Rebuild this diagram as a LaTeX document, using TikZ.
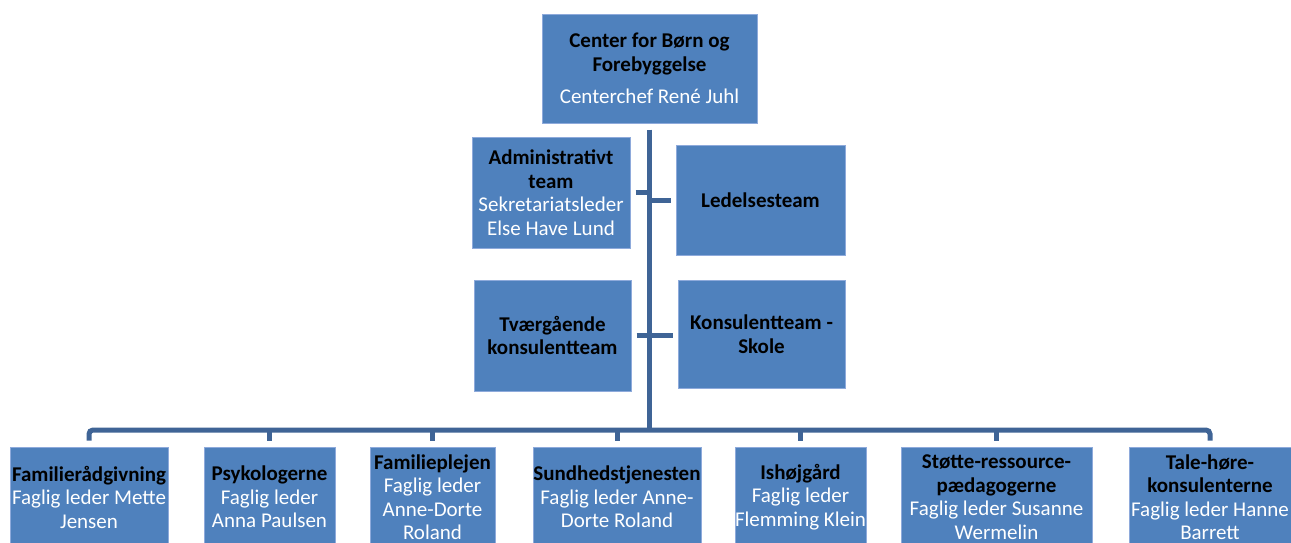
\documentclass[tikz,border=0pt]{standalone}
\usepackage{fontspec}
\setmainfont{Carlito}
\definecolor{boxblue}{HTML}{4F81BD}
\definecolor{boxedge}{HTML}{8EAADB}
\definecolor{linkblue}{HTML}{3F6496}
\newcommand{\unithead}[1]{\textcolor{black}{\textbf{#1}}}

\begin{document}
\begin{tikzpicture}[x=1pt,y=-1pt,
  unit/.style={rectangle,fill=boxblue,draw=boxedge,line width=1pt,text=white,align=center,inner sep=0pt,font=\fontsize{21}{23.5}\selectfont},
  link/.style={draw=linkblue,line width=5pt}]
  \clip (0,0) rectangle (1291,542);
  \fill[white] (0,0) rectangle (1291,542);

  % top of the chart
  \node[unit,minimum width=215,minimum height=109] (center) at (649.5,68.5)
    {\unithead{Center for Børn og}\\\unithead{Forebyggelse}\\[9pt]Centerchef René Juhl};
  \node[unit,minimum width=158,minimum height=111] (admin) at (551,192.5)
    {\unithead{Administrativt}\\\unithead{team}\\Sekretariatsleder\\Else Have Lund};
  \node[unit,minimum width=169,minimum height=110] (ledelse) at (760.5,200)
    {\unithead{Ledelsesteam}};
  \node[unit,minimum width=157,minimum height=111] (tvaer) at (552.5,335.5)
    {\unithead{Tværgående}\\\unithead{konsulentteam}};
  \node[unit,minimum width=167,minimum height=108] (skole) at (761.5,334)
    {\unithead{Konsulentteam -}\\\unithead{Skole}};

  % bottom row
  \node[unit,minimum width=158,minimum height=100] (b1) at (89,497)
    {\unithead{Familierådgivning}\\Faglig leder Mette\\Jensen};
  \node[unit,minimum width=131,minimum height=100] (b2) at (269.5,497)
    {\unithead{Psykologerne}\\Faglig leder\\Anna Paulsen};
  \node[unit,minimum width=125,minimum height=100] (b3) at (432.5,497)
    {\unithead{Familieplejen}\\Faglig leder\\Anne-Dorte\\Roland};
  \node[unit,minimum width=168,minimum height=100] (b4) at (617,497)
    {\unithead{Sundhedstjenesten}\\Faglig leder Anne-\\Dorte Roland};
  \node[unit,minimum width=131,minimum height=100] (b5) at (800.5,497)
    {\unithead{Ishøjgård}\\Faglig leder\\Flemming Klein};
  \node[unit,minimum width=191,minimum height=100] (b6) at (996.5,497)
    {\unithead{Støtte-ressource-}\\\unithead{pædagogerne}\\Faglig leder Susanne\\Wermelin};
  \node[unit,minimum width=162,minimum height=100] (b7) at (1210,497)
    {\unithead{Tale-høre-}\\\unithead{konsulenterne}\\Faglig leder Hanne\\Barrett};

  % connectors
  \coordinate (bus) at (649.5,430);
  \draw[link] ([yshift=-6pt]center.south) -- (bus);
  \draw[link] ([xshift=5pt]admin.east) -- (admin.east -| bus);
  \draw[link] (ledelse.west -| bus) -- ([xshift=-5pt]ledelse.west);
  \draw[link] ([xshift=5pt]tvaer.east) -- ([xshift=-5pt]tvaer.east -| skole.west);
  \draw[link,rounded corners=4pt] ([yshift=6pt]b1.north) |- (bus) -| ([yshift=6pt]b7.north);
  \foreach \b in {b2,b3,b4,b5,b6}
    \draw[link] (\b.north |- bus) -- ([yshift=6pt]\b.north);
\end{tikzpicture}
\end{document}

* **Aim**
The listing above needs to be output again exactly. Don't include the pictures.

* **Task response**
Rebuild this diagram as a LaTeX document, using TikZ.
\documentclass[tikz,border=0pt]{standalone}
\usepackage{fontspec}
\setmainfont{Carlito}
\definecolor{boxblue}{HTML}{4F81BD}
\definecolor{boxedge}{HTML}{8EAADB}
\definecolor{linkblue}{HTML}{3F6496}
\newcommand{\unithead}[1]{\textcolor{black}{\textbf{#1}}}

\begin{document}
\begin{tikzpicture}[x=1pt,y=-1pt,
  unit/.style={rectangle,fill=boxblue,draw=boxedge,line width=1pt,text=white,align=center,inner sep=0pt,font=\fontsize{21}{23.5}\selectfont},
  link/.style={draw=linkblue,line width=5pt}]
  \clip (0,0) rectangle (1291,542);
  \fill[white] (0,0) rectangle (1291,542);

  % top of the chart
  \node[unit,minimum width=215,minimum height=109] (center) at (649.5,68.5)
    {\unithead{Center for Børn og}\\\unithead{Forebyggelse}\\[9pt]Centerchef René Juhl};
  \node[unit,minimum width=158,minimum height=111] (admin) at (551,192.5)
    {\unithead{Administrativt}\\\unithead{team}\\Sekretariatsleder\\Else Have Lund};
  \node[unit,minimum width=169,minimum height=110] (ledelse) at (760.5,200)
    {\unithead{Ledelsesteam}};
  \node[unit,minimum width=157,minimum height=111] (tvaer) at (552.5,335.5)
    {\unithead{Tværgående}\\\unithead{konsulentteam}};
  \node[unit,minimum width=167,minimum height=108] (skole) at (761.5,334)
    {\unithead{Konsulentteam -}\\\unithead{Skole}};

  % bottom row
  \node[unit,minimum width=158,minimum height=100] (b1) at (89,497)
    {\unithead{Familierådgivning}\\Faglig leder Mette\\Jensen};
  \node[unit,minimum width=131,minimum height=100] (b2) at (269.5,497)
    {\unithead{Psykologerne}\\Faglig leder\\Anna Paulsen};
  \node[unit,minimum width=125,minimum height=100] (b3) at (432.5,497)
    {\unithead{Familieplejen}\\Faglig leder\\Anne-Dorte\\Roland};
  \node[unit,minimum width=168,minimum height=100] (b4) at (617,497)
    {\unithead{Sundhedstjenesten}\\Faglig leder Anne-\\Dorte Roland};
  \node[unit,minimum width=131,minimum height=100] (b5) at (800.5,497)
    {\unithead{Ishøjgård}\\Faglig leder\\Flemming Klein};
  \node[unit,minimum width=191,minimum height=100] (b6) at (996.5,497)
    {\unithead{Støtte-ressource-}\\\unithead{pædagogerne}\\Faglig leder Susanne\\Wermelin};
  \node[unit,minimum width=162,minimum height=100] (b7) at (1210,497)
    {\unithead{Tale-høre-}\\\unithead{konsulenterne}\\Faglig leder Hanne\\Barrett};

  % connectors
  \coordinate (bus) at (649.5,430);
  \draw[link] ([yshift=-6pt]center.south) -- (bus);
  \draw[link] ([xshift=5pt]admin.east) -- (admin.east -| bus);
  \draw[link] (ledelse.west -| bus) -- ([xshift=-5pt]ledelse.west);
  \draw[link] ([xshift=5pt]tvaer.east) -- ([xshift=-5pt]tvaer.east -| skole.west);
  \draw[link,rounded corners=4pt] ([yshift=6pt]b1.north) |- (bus) -| ([yshift=6pt]b7.north);
  \foreach \b in {b2,b3,b4,b5,b6}
    \draw[link] (\b.north |- bus) -- ([yshift=6pt]\b.north);
\end{tikzpicture}
\end{document}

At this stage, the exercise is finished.